Anne “bu çocuk beni elalemin içinde rezil edecek ne acımasız bir anne olduğumu düşünecekler, halbuki şimdi istediği oyuncağın aynısı evde var. Neredeyse bir odamızı oyuncaklarına dolu” der.
“Aman Allah’ım… Çok kötü bir anne gibi görünüyorum. Bizi izleyenler bu çocuğu aç susuz bırakıyorlar. Hiç bir şey almıyorlar diye düşünecekler.”
Annenin sinirleri gerilir. Kontrolü kaybedecek duruma gelir. Sert müdahale yapmaya başlar. Çocuğu kolundan sinirli bir şekilde çekerek sürüklemeye başlar. Etraftan sesler yükselir. Çocuk aile reisi olmanın üçüncü aşamasına geçişi çamurlu yere uzanarak trenin imdat kolunu çeker gibi çığlığı atar. Sesi tüm çarşıda yankılanır, geçip gidenler, seyirciler “aman hanım efendi sakin olun, çocuktur…” diye çocuğu elinden almaya çalışırlar, anne çileden çıkar, ne yapacağını şaşırır. Aklı duygunun peşine takılır.
Bir an duraklar, aklı devreye girer İtibarını kurtarmak için en kolay şeyi yapmaya karar verir. “başımın belası” der “hadi Oyuncağı alalım” der ve alırlar. Çocuk gülümser. Anne savaştan mağlup çıkmış bitkin bir haldedir… Bir kaç günde kendine gelmez.
Çocuk oyuncağı kurcalar kaş- göz aralığında kırar. Anne ve çocuk kaldırımda yürürken çocuğun gözü başka bir oyuncağa takılır. Çocuk hiçbir şey olmamış gibi, bir amirin memuruna emir verir edasıyla “anne” diye amirane seslenir. Anne “yine ne var?” diye dik dik kızgın gözlerinde aklı devre dışı bırakacak bir bakışla çocuğa, çocuk bakar “bu oyuncağı istiyorum.” der.

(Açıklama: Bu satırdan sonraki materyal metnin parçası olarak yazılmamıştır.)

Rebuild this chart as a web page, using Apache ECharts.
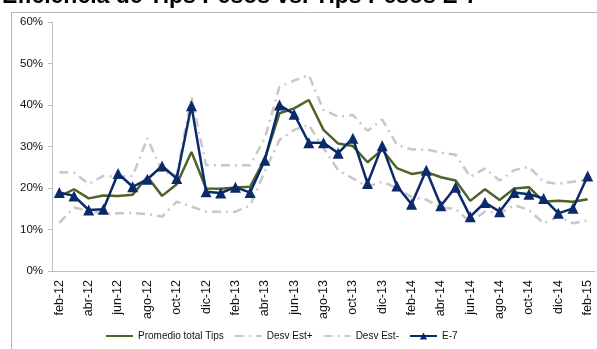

Zamane çocukları… Anne babasının nelerine evet diyeceğini nelerine hayır diyeceğini özel kuyumcu tartılarıyla tartarak bir kâhin gibi bilirler… Sevildiğini, anne babasının gözünde inanılmaz önemini olduğunu gözlerindeki çaresizlikten anlarlar… Üzerindeki şefkat şemsiyesiyle her sıkıntıdan kolay kurtulacaklarını bilirler.
Çocuk ailedeki ipleri eline alır. Aileyi yeni bir nizamname ile yönetirler, geziler, tatiller, randevular, sinema alışveriş her şey çocuğun canının istediğine göre olur.
Sonuç olarak, çocuk paylaşıma kapalı, bencil, uyumsuz ve mızıkçı bir hal alır. Bu durum 8-10 yaşına kadar devam ederse bunda sonra hiç bir önlem fayda vermez. Bu çocuklar ileriki yıllarda evliliklerini sürdüremez. İş değişiklikleri sık sık sürer. Hiç bir durumdan tatmin olmazlar. Böylece ataerkil, anaerkil ve en son çağ olan çocukerkil aileler çağına girmiş olur.